Audre Lorde's words may haunt us, but it is evident by the submissions we received that many of our peers will not have such regrets because they have decided to transcend their silences. All of this year's published works support an emerging theme of violence and its impact on a gendered, racialized and classed world. A diverse blend of research papers and creative works that incorporate multimedia compliment our vision for this journal, which we had hoped would include a diverse sampling of media.

We are also pleased to publish one of the Presidential Award for Undergraduate Research winners (Spring 2006), leigh vandebogart's essay "Performative Violence as Catharsis: Analyzing Feminist Expression and Representation within Cultural Texts."

We would like to extend thanks and recognition to our advisors, as well as Courtney Allensworth, our Teaching Assistant, and Roger Lipera, the Interactive Media Training Specialist for the University Libraries. Both contributed their time and effort to help make this journal possible. Their contributions were invaluable.

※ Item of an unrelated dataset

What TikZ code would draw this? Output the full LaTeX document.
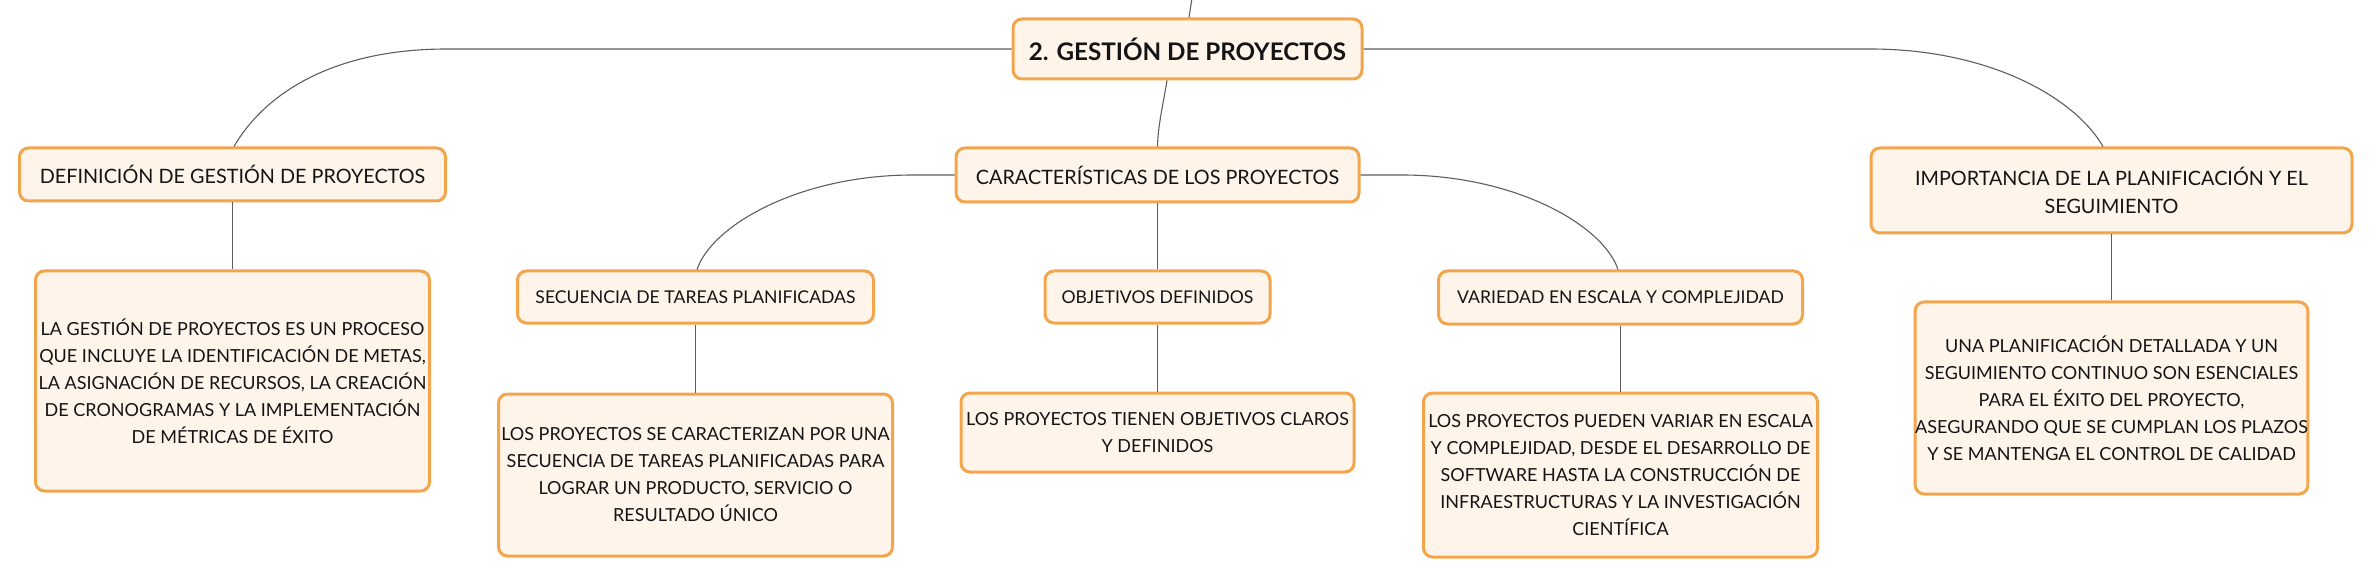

In closing, we would like to note that publishing an academic journal is not an easy task. This year's editorial board set out with a goal of improvement. The previous journals hoped to " see submissions that [would] test the limits of our electronic medium". Maybe the third time really is the charm because we are proud to say that these hopes have become a reality. It is our firm belief that transcending silence… is an integral part of the new face of undergraduate research at the University at Albany. We expect that the future of the journal will continue on a path paved with new ideas, diverse submissions, innovative positions and fully utilized technologies.